Light is frequently a metaphor for truth, revelation or understanding, not just in the Bible but everywhere in Western literature and beyond. In English, we refer to becoming “enlightened”, meaning we have somehow received a more accurate way of looking at something we formerly did not comprehend. There is even a period in Western history we call the Enlightenment or Age of Reason.

Did this usage originate in the Bible? Perhaps. Many metaphors did.

The Light Metaphor

In scripture, the emphasis of the light metaphor is most frequently (though not always) on spiritual truth — moral guidance based on an accurate understanding of God, as opposed to scientific data or useful information of other sorts.

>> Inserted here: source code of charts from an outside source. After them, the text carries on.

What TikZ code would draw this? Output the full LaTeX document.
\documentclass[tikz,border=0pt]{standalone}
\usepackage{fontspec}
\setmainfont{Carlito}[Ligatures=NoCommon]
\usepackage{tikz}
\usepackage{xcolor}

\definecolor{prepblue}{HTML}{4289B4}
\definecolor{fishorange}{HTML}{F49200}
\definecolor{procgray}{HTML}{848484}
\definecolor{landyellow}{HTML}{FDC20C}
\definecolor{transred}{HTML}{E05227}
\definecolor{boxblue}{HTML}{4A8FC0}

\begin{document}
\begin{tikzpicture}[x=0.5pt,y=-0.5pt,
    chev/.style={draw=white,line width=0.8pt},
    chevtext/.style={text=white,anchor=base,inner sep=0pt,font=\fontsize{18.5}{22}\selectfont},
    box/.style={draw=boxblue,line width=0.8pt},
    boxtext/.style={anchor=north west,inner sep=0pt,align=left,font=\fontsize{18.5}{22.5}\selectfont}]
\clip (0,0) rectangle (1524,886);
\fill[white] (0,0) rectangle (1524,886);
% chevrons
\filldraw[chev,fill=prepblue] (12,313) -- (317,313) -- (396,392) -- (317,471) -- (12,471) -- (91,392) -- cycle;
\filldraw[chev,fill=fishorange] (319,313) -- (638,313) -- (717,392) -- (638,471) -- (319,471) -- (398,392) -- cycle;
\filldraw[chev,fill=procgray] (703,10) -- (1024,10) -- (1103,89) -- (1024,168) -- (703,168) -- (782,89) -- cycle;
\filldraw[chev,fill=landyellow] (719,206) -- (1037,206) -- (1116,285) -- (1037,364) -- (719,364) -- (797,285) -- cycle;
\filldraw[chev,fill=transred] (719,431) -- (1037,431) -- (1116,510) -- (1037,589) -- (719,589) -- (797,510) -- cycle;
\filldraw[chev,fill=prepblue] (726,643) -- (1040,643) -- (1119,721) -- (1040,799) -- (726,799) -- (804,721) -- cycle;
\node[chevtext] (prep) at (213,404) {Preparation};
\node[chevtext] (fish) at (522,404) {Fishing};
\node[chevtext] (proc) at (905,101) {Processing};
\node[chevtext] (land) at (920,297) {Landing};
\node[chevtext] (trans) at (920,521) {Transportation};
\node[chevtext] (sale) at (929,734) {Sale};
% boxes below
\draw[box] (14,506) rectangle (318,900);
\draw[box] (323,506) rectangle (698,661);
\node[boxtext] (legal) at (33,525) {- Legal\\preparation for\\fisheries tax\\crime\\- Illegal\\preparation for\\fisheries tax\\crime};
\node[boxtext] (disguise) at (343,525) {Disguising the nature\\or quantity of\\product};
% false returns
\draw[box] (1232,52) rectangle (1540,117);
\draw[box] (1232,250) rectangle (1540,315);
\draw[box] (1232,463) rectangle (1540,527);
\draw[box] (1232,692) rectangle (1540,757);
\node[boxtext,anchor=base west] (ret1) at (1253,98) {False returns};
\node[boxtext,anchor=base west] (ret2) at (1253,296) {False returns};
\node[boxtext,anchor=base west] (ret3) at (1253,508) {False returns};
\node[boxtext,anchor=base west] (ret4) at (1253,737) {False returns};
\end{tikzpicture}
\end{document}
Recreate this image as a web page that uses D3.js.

We can see the writers of scripture using light as a metaphor for understanding very early on. In Job, for example, our title character says this about God:

“He takes away understanding from the chiefs of the people of the earth and makes them wander in a trackless waste. They grope in the dark without light, and he makes them stagger like a drunken man.”

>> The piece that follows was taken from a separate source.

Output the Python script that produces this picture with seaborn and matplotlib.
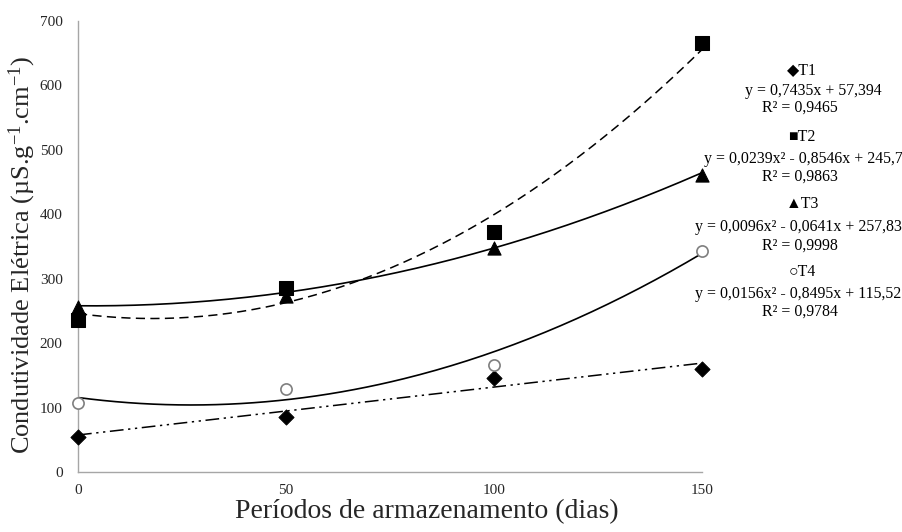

In a typical near-Eastern parallelism, Job compares the loss of understanding to somebody extinguishing all source of illumination. The absence of light leaves you without direction, purpose or certainty. Try to move around without being able to see, and you are bound to stagger through life like a drunk.

Lamps and Lights

Again, the psalmists repeatedly compare light and the truth of divine revelation:

“Send out your light and your truth; let them lead me; let them bring me to your holy hill.”

Your word is a lamp to my feet and a light to my path.”

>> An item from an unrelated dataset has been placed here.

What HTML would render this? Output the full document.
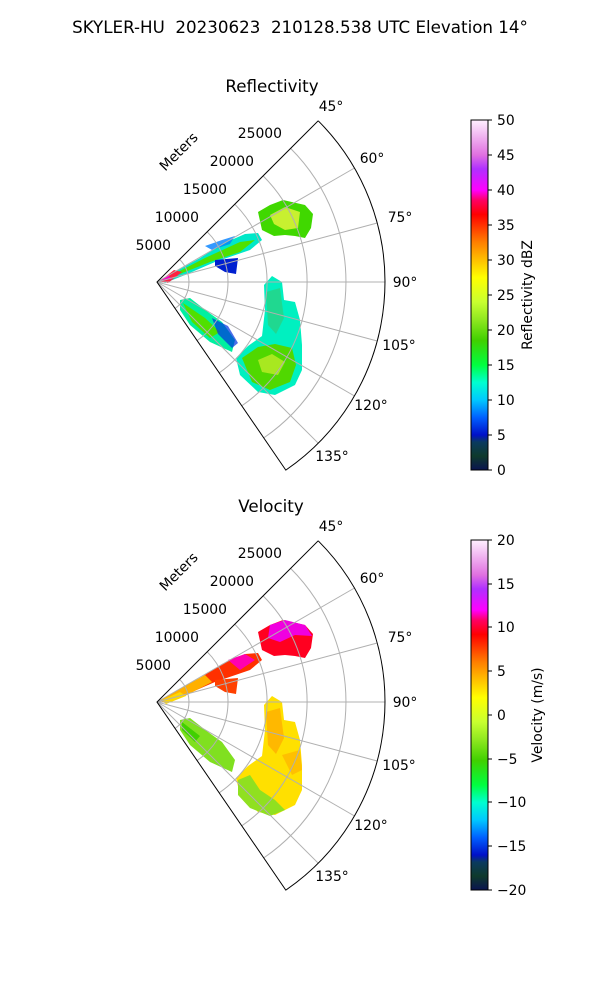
<!DOCTYPE html>
<html><head><meta charset="utf-8"><style>
body{margin:0;background:#fff;}
svg{display:block;font-family:"DejaVu Sans","Liberation Sans",sans-serif;}
text{white-space:pre;}
</style></head><body>
<svg width="600" height="1000" viewBox="0 0 600 1000">
<defs>
<linearGradient id="cm" x1="0" y1="1" x2="0" y2="0">
<stop offset="0" stop-color="#0a1450"/><stop offset="0.04" stop-color="#0e3a2c"/><stop offset="0.08" stop-color="#0a3a60"/>
<stop offset="0.1" stop-color="#0010c8"/><stop offset="0.15" stop-color="#0060ff"/><stop offset="0.2" stop-color="#00c8ff"/>
<stop offset="0.25" stop-color="#00ffd0"/><stop offset="0.3" stop-color="#00ff40"/><stop offset="0.37" stop-color="#40d000"/>
<stop offset="0.43" stop-color="#90e820"/><stop offset="0.48" stop-color="#c8ff30"/><stop offset="0.55" stop-color="#ffff00"/>
<stop offset="0.6" stop-color="#ffc000"/><stop offset="0.65" stop-color="#ff8000"/><stop offset="0.7" stop-color="#ff3000"/>
<stop offset="0.73" stop-color="#ff0000"/><stop offset="0.77" stop-color="#ff0060"/><stop offset="0.8" stop-color="#ff00ff"/>
<stop offset="0.86" stop-color="#b030ff"/><stop offset="0.9" stop-color="#e070e0"/><stop offset="1" stop-color="#fff0ff"/>
</linearGradient>
<g id="grid">
<g fill="none" stroke="#b0b0b0" stroke-width="1">
<path d="M22.6,-22.6 A32,32 0 0 1 18.1,26.4"/>
<path d="M50.2,-50.2 A71,71 0 0 1 40.1,58.6"/>
<path d="M77.8,-77.8 A110,110 0 0 1 62.2,90.8"/>
<path d="M106.1,-106.1 A150,150 0 0 1 84.8,123.8"/>
<path d="M133.6,-133.6 A189,189 0 0 1 106.8,155.9"/>
<line x1="0" y1="0" x2="197.5" y2="-114"/>
<line x1="0" y1="0" x2="220.2" y2="-59"/>
<line x1="0" y1="0" x2="228" y2="0"/>
<line x1="0" y1="0" x2="220.2" y2="59"/>
<line x1="0" y1="0" x2="197.5" y2="114"/>
<line x1="0" y1="0" x2="161.2" y2="161.2"/>
</g>
<path d="M161.2,-161.2 L0,0 L128.8,188.1 A228,228 0 0 0 161.2,-161.2" fill="none" stroke="#000" stroke-width="1"/>
</g>
<g id="labels" font-size="13.9">
<text x="331" y="111" text-anchor="middle">45°</text>
<text x="372" y="163" text-anchor="middle">60°</text>
<text x="400" y="222" text-anchor="middle">75°</text>
<text x="405" y="287" text-anchor="middle">90°</text>
<text x="399" y="350" text-anchor="middle">105°</text>
<text x="371" y="410" text-anchor="middle">120°</text>
<text x="332" y="461" text-anchor="middle">135°</text>
<text x="171" y="250" text-anchor="end">5000</text>
<text x="199" y="222" text-anchor="end">10000</text>
<text x="227" y="194" text-anchor="end">15000</text>
<text x="254" y="166" text-anchor="end">20000</text>
<text x="282" y="138" text-anchor="end">25000</text>
<text x="0" y="0" text-anchor="middle" transform="translate(182,155) rotate(-45)">Meters</text>
</g>
</defs>

<text x="300" y="33" text-anchor="middle" font-size="16.7">SKYLER-HU  20230623  210128.538 UTC Elevation 14°</text>

<!-- Reflectivity -->
<text x="272" y="92" text-anchor="middle" font-size="16.7">Reflectivity</text>
<g>
<path d="M160,280 L200,258 L222,244 L245,234 L258,233 L262,240 L250,250 L215,262 L185,275 L165,283Z" fill="#00e8c8"/>
<path d="M170,276 L205,258 L240,242 L255,240 L240,252 L210,262 L180,274Z" fill="#50e000"/>
<path d="M205,246 L222,240 L235,236 L230,244 L212,250Z" fill="#0080ff" opacity=".8"/>
<path d="M215,260 L238,258 L236,274 L225,272 L215,266Z" fill="#0020d0"/>
<path d="M160,281 L174,270 L182,272 L168,283Z" fill="#ff2040"/>
<path d="M160,281 L168,275 L172,279Z" fill="#ff00c0"/>
<path d="M258,212 L270,205 L283,200 L305,205 L313,214 L311,228 L305,238 L295,236 L285,235 L274,236 L262,230Z" fill="#40d800"/>
<path d="M270,215 L285,207 L300,212 L298,228 L285,230 L274,224Z" fill="#c8f030"/>
<path d="M180,300 L190,298 L208,312 L222,322 L235,340 L232,352 L210,342 L190,325 L180,310Z" fill="#00f0a0"/>
<path d="M183,303 L205,318 L220,332 L210,338 L192,322Z" fill="#50e000"/>
<path d="M212,318 L228,326 L238,343 L232,348 L218,334Z" fill="#0030e0" opacity=".7"/>
<path d="M264,285 L272,276 L282,282 L284,300 L295,302 L300,320 L302,345 L302,370 L295,385 L275,395 L258,392 L240,375 L236,358 L248,346 L262,336 L265,310Z" fill="#00f0c0"/>
<path d="M242,358 L258,347 L275,344 L292,348 L296,365 L290,382 L270,390 L252,382Z" fill="#50d800"/>
<path d="M258,360 L272,354 L285,362 L278,375 L262,372Z" fill="#a8e820"/>
<path d="M266,292 L280,288 L284,318 L276,334 L268,325Z" fill="#20d890"/>
</g>
<use href="#grid" transform="translate(157,282)"/>
<use href="#labels"/>
<rect x="471" y="120" width="17" height="350" fill="url(#cm)" stroke="#000" stroke-width="1"/>
<g font-size="13.9">
<line x1="488" y1="120" x2="492" y2="120" stroke="#000"/><text x="497" y="125">50</text>
<line x1="488" y1="155" x2="492" y2="155" stroke="#000"/><text x="497" y="160">45</text>
<line x1="488" y1="190" x2="492" y2="190" stroke="#000"/><text x="497" y="195">40</text>
<line x1="488" y1="225" x2="492" y2="225" stroke="#000"/><text x="497" y="230">35</text>
<line x1="488" y1="260" x2="492" y2="260" stroke="#000"/><text x="497" y="265">30</text>
<line x1="488" y1="295" x2="492" y2="295" stroke="#000"/><text x="497" y="300">25</text>
<line x1="488" y1="330" x2="492" y2="330" stroke="#000"/><text x="497" y="335">20</text>
<line x1="488" y1="365" x2="492" y2="365" stroke="#000"/><text x="497" y="370">15</text>
<line x1="488" y1="400" x2="492" y2="400" stroke="#000"/><text x="497" y="405">10</text>
<line x1="488" y1="435" x2="492" y2="435" stroke="#000"/><text x="497" y="440">5</text>
<line x1="488" y1="470" x2="492" y2="470" stroke="#000"/><text x="497" y="475">0</text>
<text transform="translate(532,295) rotate(-90)" text-anchor="middle">Reflectivity dBZ</text>
</g>

<!-- Velocity -->
<text x="271" y="512" text-anchor="middle" font-size="16.7">Velocity</text>
<g transform="translate(0,420)">
<path d="M160,280 L200,258 L222,244 L245,234 L258,233 L262,240 L250,250 L215,262 L185,275 L165,283Z" fill="#ff3000"/>
<path d="M160,280 L185,266 L205,255 L212,262 L185,276 L165,283Z" fill="#ffb000"/>
<path d="M162,280 L180,272 L186,276 L166,284Z" fill="#ffd800"/>
<path d="M228,240 L245,234 L255,240 L240,250Z" fill="#ff00b0"/>
<path d="M215,260 L238,258 L236,274 L225,272 L215,266Z" fill="#ff4000"/>
<path d="M258,212 L270,205 L283,200 L305,205 L313,214 L311,228 L305,238 L295,236 L285,235 L274,236 L262,230Z" fill="#ff0020"/>
<path d="M270,205 L285,200 L305,205 L312,216 L295,215 L280,222 L268,218Z" fill="#f000e0"/>
<path d="M180,300 L190,298 L208,312 L222,322 L235,340 L232,352 L210,342 L190,325 L180,310Z" fill="#80e020"/>
<path d="M182,302 L200,316 L195,322 L182,310Z" fill="#40d000"/>
<path d="M264,285 L272,276 L282,282 L284,300 L295,302 L300,320 L302,345 L302,370 L295,385 L275,395 L258,392 L240,375 L236,358 L248,346 L262,336 L265,310Z" fill="#ffe000"/>
<path d="M266,292 L280,288 L284,318 L276,334 L268,325Z" fill="#ffb800"/>
<path d="M238,360 L250,355 L260,370 L275,380 L285,390 L270,396 L250,388 L238,375Z" fill="#90e020"/>
<path d="M282,335 L300,330 L302,350 L292,355Z" fill="#ffc000"/>
</g>
<use href="#grid" transform="translate(157,702)"/>
<use href="#labels" transform="translate(0,420)"/>
<rect x="471" y="540" width="17" height="350" fill="url(#cm)" stroke="#000" stroke-width="1"/>
<g font-size="13.9">
<line x1="488" y1="540" x2="492" y2="540" stroke="#000"/><text x="497" y="545">20</text>
<line x1="488" y1="584" x2="492" y2="584" stroke="#000"/><text x="497" y="589">15</text>
<line x1="488" y1="627" x2="492" y2="627" stroke="#000"/><text x="497" y="632">10</text>
<line x1="488" y1="671" x2="492" y2="671" stroke="#000"/><text x="497" y="676">5</text>
<line x1="488" y1="715" x2="492" y2="715" stroke="#000"/><text x="497" y="720">0</text>
<line x1="488" y1="759" x2="492" y2="759" stroke="#000"/><text x="497" y="764">−5</text>
<line x1="488" y1="802" x2="492" y2="802" stroke="#000"/><text x="497" y="807">−10</text>
<line x1="488" y1="846" x2="492" y2="846" stroke="#000"/><text x="497" y="851">−15</text>
<line x1="488" y1="890" x2="492" y2="890" stroke="#000"/><text x="497" y="895">−20</text>
<text transform="translate(542,715) rotate(-90)" text-anchor="middle">Velocity (m/s)</text>
</g>
</svg>
</body></html>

The writers of scripture also use light as a metaphor for life (the light of life, as opposed to the darkness of the grave) and happiness (the light of person’s face beaming for joy), but when we see light in scripture used as a figure of speech, more times than not its significance is spiritual truth.

The Light of the World

That usage continues into the New Testament, where the Lord Jesus tells his Jewish followers, “You are the light of the world.” Being a light to the nations was one of Israel’s purposes. The nation existed to provide a way for God to get his revelation out there to a planet under the sway of the god of this world. Even when Israel failed to live up to its calling, God accomplished his purpose through them in judgment. The Diaspora spread Jews all over the world of its day, so that the Law of Moses was read everywhere each Sabbath in their synagogues.

The Ethiopian eunuch Philip encountered on his way home was reading a scroll from Isaiah. Where did he get a taste for that? From devout Jews, who were the light of the world in their day. Christians play a similar role in ours.

Marvelous Light

So then, when we come to 1 Peter, I think the apostle is using “marvelous light” just the way “light” is almost always used in scripture. The verse reads:

“But you are a chosen race, a royal priesthood, a holy nation, a people for his own possession, that you may proclaim the excellencies of him who called you out of darkness into his marvelous light.”

Here, he is addressing Jewish Christians, but Peter is no longer talking about the divine revelation of the Law through Moses. He’s talking about the gospel, and what he has to say in this respect applies equally to all believers in Jesus, not just Jews. Where Jews had received light — moral understanding providing the potential for better, godlier individual lives and a more just society — to pass on to the world, Christians live in what Peter calls “marvelous light”. The gospel is as superior to law as Christ was to Moses.

Full Revelation

In the gospel, we Christians have a full revelation of God. God has spoken to us “in Son”, as Hebrews puts it. As those in Christ, we can know and understand God not through pictures, symbols and rituals, but in Spirit and truth. In Christ, we do not go to temple, we have become a temple. In Christ, we do not sacrifice animals for sins, but are invited in Spirit into the presence of God, cleansed once for all by his death on the cross. In Christ, we do more than obey rules. We have the love of God in our hearts in all the power of Christ’s resurrection from the dead, teaching us to respond as he would.

Our very simple job, like that of Israel of old, is to pass on what we know: the excellencies of him who called us. That seems a fair deal to me.